⁴ École Supérieure d'Ingénieurs en Électrotechnique et Électronique, Cité Descartes, 2 Boulevard Blaise Pascal, Noisy-le-Grand, Paris93160, France.
⁵ Department of Chemical Sciences, University of Johannesburg, Doornforntein2028, Johannesburg, South Africa.

Abstract

Conductive organic nanocomposites have been widely employed to achieve a variety of purposes, particularly for energy storage applications, making it necessary to investigate transport properties such as electron and heat transport qualities based on geometric shapes and component materials. Due to the solid B-B bonds, unique atomic structure, and energy storage potential, borophene has received significant attention due to its reported ultrahigh mechanical modulus and metallic conduction. Herein, we investigated the effect and interaction of content materials (volume fraction) and geometric parameters such as the aspect ratio and orientation of borophene nanoplatelet (BNP) inclusions on the mechanical integrity and transport features (electrical and thermal conductivities) of a poly(3,4-ethylene dioxythiophene):poly(4-styrene sulfonate) (PEDOT:PSS) electrode. The boundary condition is crucial in developing the predictive models for the optimized mechanical and transport properties of the composites. The effective modulus, electrical conductivity, and thermal conductivity of the BNP-reinforced PEDOT:PSS-based nanocomposite are evaluated using the periodic boundary condition, the representative volume element-based finite element homogenization, and statistical analysis response surface techniques. The optimal parameters for the PEDOT:PSS/BNP nanocomposite for energy storage application are predicted based on the desirability function to have a 13.96% volume fraction of BNPs, having an aspect ratio of 0.04 at 45° inclination.

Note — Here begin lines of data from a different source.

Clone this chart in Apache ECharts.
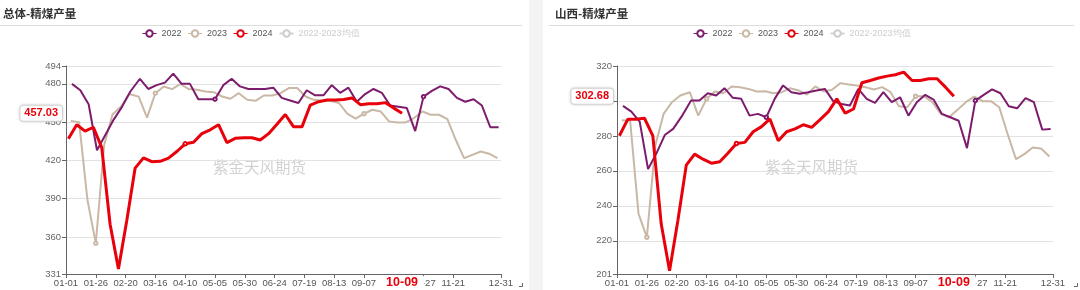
<!DOCTYPE html>
<html><head><meta charset="utf-8">
<script src="https://cdn.jsdelivr.net/npm/echarts/dist/echarts.min.js"></script>
<style>html,body{margin:0;padding:0;background:#fff}#c{width:1080px;height:290px}</style>
</head><body><div id="c"></div>
<script>
function pad(n){return (n<10?'0':'')+n;}
function mmdd(t){return pad(t.getUTCMonth()+1)+'-'+pad(t.getUTCDate());}
function weekly(y,m,d,n){const o=[];for(let i=0;i<n;i++){o.push(mmdd(new Date(Date.UTC(y,m-1,d+7*i))));}return o;}

// x categories: every day of a leap year, MM-DD
const categories=[];for(let i=0;i<366;i++){categories.push(mmdd(new Date(Date.UTC(2024,0,1+i))));}
// weekly observation dates of each year
const dates2022=weekly(2022,1,6,52);
const dates2023=weekly(2023,1,5,52);
const dates2024=weekly(2024,1,3,41);

const seriesNames=['2022','2023','2024','2022-2023均值'];

// 总体-精煤产量
const total2022=[480,475,464,428,440,452,462,474,484,476,479,481,488,480,480,468,468,468,479,484,478,476,476,476,477,469,467,465,475,471,471,479,473,477,466,472,476,473,463,462,461,443,470,474.5,478,476,469,466,468,463,446,446];
const total2023=[451,450,389,355,432,456,462,472,470,453.6,472.7,477.9,475.9,479.9,475.9,475.4,474,473.5,470.1,468.3,472.7,467.5,466.7,470.9,470.9,472.7,476.7,476.7,470.1,467.5,466.7,466.7,465,456.6,452.7,456.6,459.7,458.4,450.6,449.8,449.8,453.2,458.4,455.8,455.8,452.4,436.2,421.8,424.4,427,425.3,421.8];
const total2024=[437,448,443,446,430,370,335,373,414,422,419,419.3,421.8,427,433,434.2,441,444,448,434,437.3,437.8,437.8,436,441,448.4,456,446.3,446.3,463.4,466,467.3,467.3,467.8,469,463.7,464.5,464.5,465.3,461,457.03];

// 山西-精煤产量
const shanxi2022=[297.2,293.9,288.2,261,270,280.5,284,291,300.2,300.2,304.4,303.1,307.3,301.8,301.2,291.6,292.6,290.7,301.2,308.9,305,304.1,305,306,306.9,299.9,298.3,297.4,306.9,301.2,298.9,305,299.3,302.1,291.6,299.3,303.5,300.8,292.6,290.7,288.7,273,300.2,303.5,306.6,304.4,297,295.8,301.6,299.3,283.6,284];
const shanxi2023=[289,288.7,235.5,222,274.4,292.6,299.3,303.1,305,291.6,301.2,305.4,304.4,308.3,307.9,306.9,305.4,305.6,304.4,305,307.3,306,303.7,308.3,305.4,306.4,310.2,309.4,308.9,307.9,306.6,307.9,305,297,296.4,302.7,302.7,299.3,292.6,290.7,294.9,299.3,302.5,299.9,299.9,296.4,281.1,266.7,269.6,273.4,272.8,268.2];
const shanxi2024=[280.1,289.5,289.5,290.1,280,229.7,202.9,231.7,263.3,269.6,266.7,264.4,265.2,270.2,275.7,276.3,282.4,285.3,289.7,277.2,282.4,284,286.4,284.9,289.3,293.9,301.2,293,295.4,310.4,311.7,313.1,314.2,315,316.5,311.7,311.7,312.7,312.7,307.9,302.68];

const yRanges=[[331,494],[201,320]];
const titles=['总体-精煤产量','山西-精煤产量'];

const C22='#7d1b6c',C23='#c9b8a5',C24='#e8000b';
function pairs(d,v){return v.map((x,i)=>[d[i],x]);}
function labelInt(i){return ((i%25===0&&i<=325)||i===365)&&i!==275;}

const panels=[
 {d:[total2022,total2023,total2024],grid:{left:66,right:579,top:66,bottom:16},title:3,legend:142},
 {d:[shanxi2022,shanxi2023,shanxi2024],grid:{left:617,right:27,top:66,bottom:16},title:555,legend:693}
];

const grid=[],xAxis=[],yAxis=[],series=[],legend=[],title=[];
panels.forEach((p,k)=>{
  grid.push(p.grid);
  const last=p.d[2][p.d[2].length-1];
  const lastDate=dates2024[dates2024.length-1];
  title.push({text:titles[k],left:p.title,top:8,padding:0,textStyle:{fontSize:11.5,fontWeight:'bold',color:'#333',fontFamily:'Noto Sans CJK SC'}});
  legend.push({left:p.legend,top:29,padding:0,itemWidth:14,itemHeight:8,itemGap:6,
    itemStyle:{borderWidth:1},lineStyle:{width:1},
    textStyle:{fontSize:9,color:'#555',fontFamily:'Liberation Sans'},inactiveColor:'#ccc',
    selected:{'2022-2023均值':false},data:seriesNames});
  xAxis.push({type:'category',gridIndex:k,data:categories,boundaryGap:false,
    axisLine:{show:true,lineStyle:{color:'#666'}},
    axisTick:{show:true,interval:labelInt,length:4,lineStyle:{color:'#666'}},
    axisLabel:{interval:labelInt,color:'#555',fontSize:9.5,margin:4,fontFamily:'Liberation Sans',hideOverlap:false},
    splitLine:{show:false},
    axisPointer:{show:true,type:'line',value:lastDate,status:'show',snap:false,triggerTooltip:false,
      lineStyle:{opacity:0},
      label:{show:true,formatter:()=>lastDate,color:C24,fontWeight:'bold',fontSize:12.5,fontFamily:'Liberation Sans',
        backgroundColor:'#fff',padding:[1,6],margin:3,borderWidth:0,shadowBlur:0}}});
  yAxis.push({type:'value',gridIndex:k,min:yRanges[k][0],max:yRanges[k][1],
    axisLine:{show:true,lineStyle:{color:'#666'}},
    axisTick:{show:true,length:4,lineStyle:{color:'#666'}},
    axisLabel:{color:'#666',fontSize:9.5,margin:5,fontFamily:'Liberation Sans',showMinLabel:true,showMaxLabel:true},
    splitLine:{show:true,lineStyle:{color:'#e2e2e2'}},
    axisPointer:{show:true,type:'line',value:last,status:'show',snap:false,triggerTooltip:false,
      lineStyle:{opacity:0},
      label:{show:true,formatter:()=>last.toFixed(2),color:C24,fontWeight:'bold',fontSize:11,fontFamily:'Liberation Sans',
        backgroundColor:'#fff',padding:[2,4],margin:4,borderColor:'#ddd',borderWidth:1,
        shadowBlur:3,shadowColor:'rgba(0,0,0,0.15)'}}});
  const common={type:'line',xAxisIndex:k,yAxisIndex:k,symbol:'emptyCircle',symbolSize:3.5,showAllSymbol:'auto',animation:false};
  series.push(Object.assign({},common,{name:'2022',data:pairs(dates2022,p.d[0]),itemStyle:{color:C22,borderWidth:1},lineStyle:{width:2,color:C22},z:3}));
  series.push(Object.assign({},common,{name:'2023',data:pairs(dates2023,p.d[1]),itemStyle:{color:C23,borderWidth:1},lineStyle:{width:2,color:C23},z:2}));
  series.push(Object.assign({},common,{name:'2024',data:pairs(dates2024,p.d[2]),itemStyle:{color:C24,borderWidth:1},lineStyle:{width:3,color:C24},z:4}));
  series.push(Object.assign({},common,{name:'2022-2023均值',data:[],itemStyle:{color:'#bbb',borderWidth:1},lineStyle:{width:2,color:'#bbb'}}));
});

const chart=echarts.init(document.getElementById('c'),null,{renderer:'canvas'});
chart.setOption({
  animation:false,backgroundColor:'#fff',
  title,legend,grid,xAxis,yAxis,series,
  axisPointer:{triggerOn:'none'},
  graphic:[
    {type:'rect',shape:{x:529,y:0,width:14,height:290},style:{fill:'#f3f3f3'},silent:true},
    {type:'line',shape:{x1:0,y1:25.5,x2:522,y2:25.5},style:{stroke:'#dcdcdc',lineWidth:1},silent:true},
    {type:'line',shape:{x1:549,y1:25.5,x2:1074,y2:25.5},style:{stroke:'#dcdcdc',lineWidth:1},silent:true},
    {type:'polyline',shape:{points:[[519,286.5],[522.5,286.5],[522.5,283]]},style:{stroke:'#666',lineWidth:1,fill:null},silent:true},
    {type:'polyline',shape:{points:[[1074,286.5],[1077.5,286.5],[1077.5,283]]},style:{stroke:'#666',lineWidth:1,fill:null},silent:true},
    {type:'text',left:213,top:159,style:{text:'紫金天风期货',fontSize:15.5,fill:'#d2d2d2',fontFamily:'Noto Sans CJK SC'},silent:true,z:0},
    {type:'text',left:765,top:159,style:{text:'紫金天风期货',fontSize:15.5,fill:'#d2d2d2',fontFamily:'Noto Sans CJK SC'},silent:true,z:0}
  ]
});
</script>
</body></html>
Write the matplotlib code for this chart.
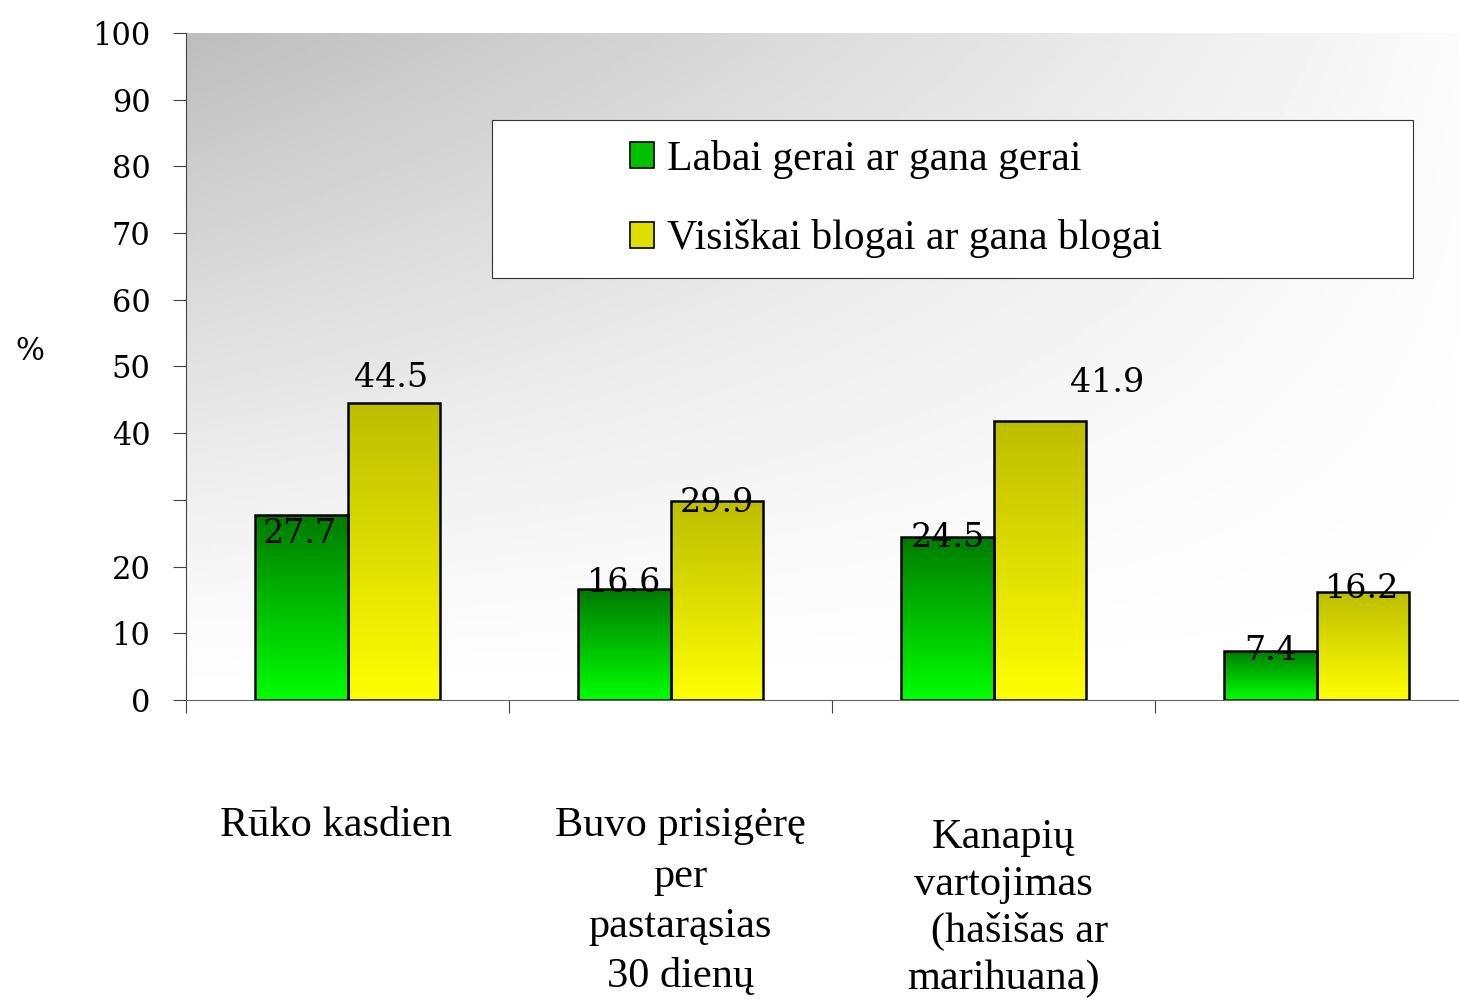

The desirability value achieved for the material hinges was 0.78 with a predicted Young's modulus of 6.73 GPa, the electrical conductivity was 633.85 S/cm, and the thermal conductivity was 1.96 W/m K at a generally high predictive performance of <0.03 error. The effective thermal conductivity of the nanocomposite was determined by considering Kapitsa nanoeffects, which exhibit an interfacial thermal resistance of 2.42 × 10^-9 m² K/W. Based on these improved findings, the enhanced PEDOT:PSS/BNP nanocomposite electrode would be a promising material for metal-ion batteries.